I’m currently working on an interesting project that involves Japanese speech lip-syncing of a 3D character. Since it was difficult to find resources on this from an English speaker, I decided to write on it.
Firstly, visemes are the unique facial positions required to produce phonemes, which are basic sounds from a particular language. Each language has multiple phonemes and visemes and each viseme can have multiple phonemes. In the English language, there are about 10 basic phonemes (a-i, e, o, u, c-d-g-k-n-r-s-y-z, f-v,th,l,m-b-p,w-oo-q) with one viseme each totaling 10 visemes.

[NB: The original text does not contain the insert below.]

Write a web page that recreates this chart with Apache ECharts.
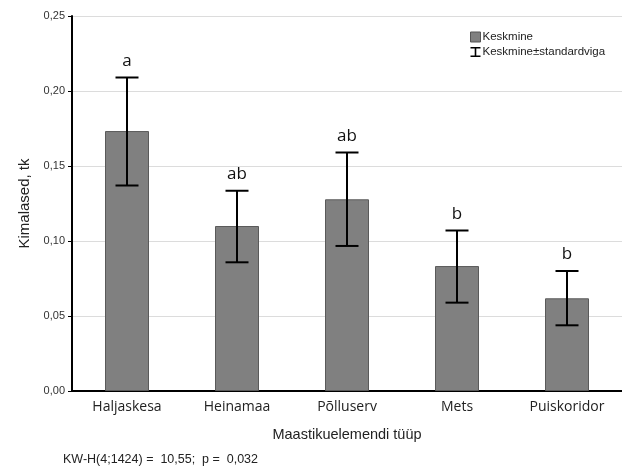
<!DOCTYPE html>
<html><head><meta charset="utf-8">
<script src="https://cdn.jsdelivr.net/npm/echarts@6/dist/echarts.min.js"></script>
<style>html,body{margin:0;padding:0;background:#fff}#c{width:622px;height:467px}</style>
</head><body><div id="c"></div>
<script>
const categories = ["Haljaskesa","Heinamaa","Põlluserv","Mets","Puiskoridor"];
const means = [0.1733, 0.110, 0.1278, 0.0833, 0.0618];
const errLow = [0.137, 0.0858, 0.0967, 0.0589, 0.0438];
const errHigh = [0.209, 0.1335, 0.159, 0.107, 0.080];
const groupLetters = ["a","ab","ab","b","b"];
const yTicks = [0, 0.05, 0.10, 0.15, 0.20, 0.25];

const chart = echarts.init(document.getElementById('c'), null, {renderer:'canvas'});
const errData = categories.map((c,i)=>[i, errLow[i], errHigh[i], groupLetters[i]]);
const fmt = v => v.toFixed(2).replace('.', ',');

chart.setOption({
  animation:false,
  grid:{left:72, top:16, width:555, height:375, containLabel:false},
  legend:{
    orient:'vertical', left:465, top:26, itemGap:3, itemWidth:10, itemHeight:10,
    textStyle:{fontFamily:'Liberation Sans', fontSize:11.5, color:'#222', padding:[0,0,0,-3]},
    data:[
      {name:'Keskmine', icon:'rect', itemStyle:{color:'#808080', borderColor:'#555', borderWidth:1}},
      {name:'Keskmine±standardviga', icon:'path://M0,0 L10,0 L10,1.6 L5.8,1.6 L5.8,8.4 L10,8.4 L10,10 L0,10 L0,8.4 L4.2,8.4 L4.2,1.6 L0,1.6 Z', itemStyle:{color:'#000'}}
    ]
  },
  xAxis:{
    type:'category', data:categories,
    name:'Maastikuelemendi tüüp', nameLocation:'middle', nameGap:36,
    nameTextStyle:{fontFamily:'Liberation Sans', fontSize:14.5, color:'#222'},
    axisLine:{lineStyle:{color:'#000', width:2}},
    axisTick:{show:true, alignWithLabel:true, inside:true, length:3, lineStyle:{color:'#000'}},
    axisLabel:{fontFamily:'Open Sans', fontSize:14, color:'#222', margin:9}
  },
  yAxis:{
    type:'value', min:0, max:0.25, interval:0.05,
    name:'Kimalased, tk', nameLocation:'middle', nameGap:40, nameRotate:90,
    nameTextStyle:{fontFamily:'Liberation Sans', fontSize:15, color:'#222'},
    axisLine:{show:true, lineStyle:{color:'#000', width:2}},
    axisTick:{show:true, length:4, lineStyle:{color:'#000'}},
    axisLabel:{fontFamily:'Liberation Sans', fontSize:11, color:'#333', margin:7,
      formatter:v=>fmt(v)},
    splitLine:{lineStyle:{color:'#dcdcdc', width:1}}
  },
  series:[
    {
      name:'Keskmine', type:'bar', data:means, barWidth:44,
      itemStyle:{color:'#808080', borderColor:'#5a5a5a', borderWidth:1}
    },
    {
      name:'Keskmine±standardviga', type:'custom', data:errData, z:10,
      itemStyle:{color:'#000'},
      renderItem:(params, api)=>{
        const x = api.value(0);
        const lo = api.coord([x, api.value(1)]);
        const hi = api.coord([x, api.value(2)]);
        const hw = 11.5;
        const st = {stroke:'#000', lineWidth:2};
        return {type:'group', children:[
          {type:'line', shape:{x1:hi[0], y1:hi[1], x2:lo[0], y2:lo[1]}, style:st},
          {type:'line', shape:{x1:hi[0]-hw, y1:hi[1], x2:hi[0]+hw, y2:hi[1]}, style:st},
          {type:'line', shape:{x1:lo[0]-hw, y1:lo[1], x2:lo[0]+hw, y2:lo[1]}, style:st},
          {type:'text', style:{text:groupLetters[params.dataIndex], x:hi[0], y:hi[1]-8,
            align:'center', verticalAlign:'bottom', fontFamily:'Open Sans', fontSize:17, fill:'#111'}}
        ]};
      }
    }
  ],
  graphic:[
    {type:'text', left:63, top:453, style:{text:'KW-H(4;1424) =  10,55;  p =  0,032',
      fontFamily:'Liberation Sans', fontSize:12.5, fill:'#222'}}
  ]
});
</script></body></html>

When I first began looking into Japanese visemes and had luck finding resources, I decided to try to develop my own solution with my understanding of the language. In my view, the Japanese language is composed of some very basic sounds that are construed to make more sounds. Although the phonemes begin to add up, the actual visemes are almost exact. Combinations like じゃ(jya) can be formed accurately by combining their similar visemes い (i) and あ (a). The following diagram depicts the 5 visemes:
Again, I believe that with these 5 basic visemes, it will allow you to construct every mouth pose required for Japanese speech. Unfortunately, the character I am using lip-syncing for will most likely never have a tongue. This is important because, in Japanese speech, the tongue is used more often than other languages (I’m thinking of English, but similar Latin-based languages fall in that category) and requires less movement of the lips to make the language’s basic phonemes.
Finally, near the end of my researching for this particular topic, I found this webpage that explains everything I just did and more: http://www.ordix.com/pfolio/research/
I don’t particular like the visemes for the first two sounds as the character’s teeth stick out far too much for my liking. It is entirely possible that the character is making the correct sound, but when I try the phoneme in her pose, it feels quite strange.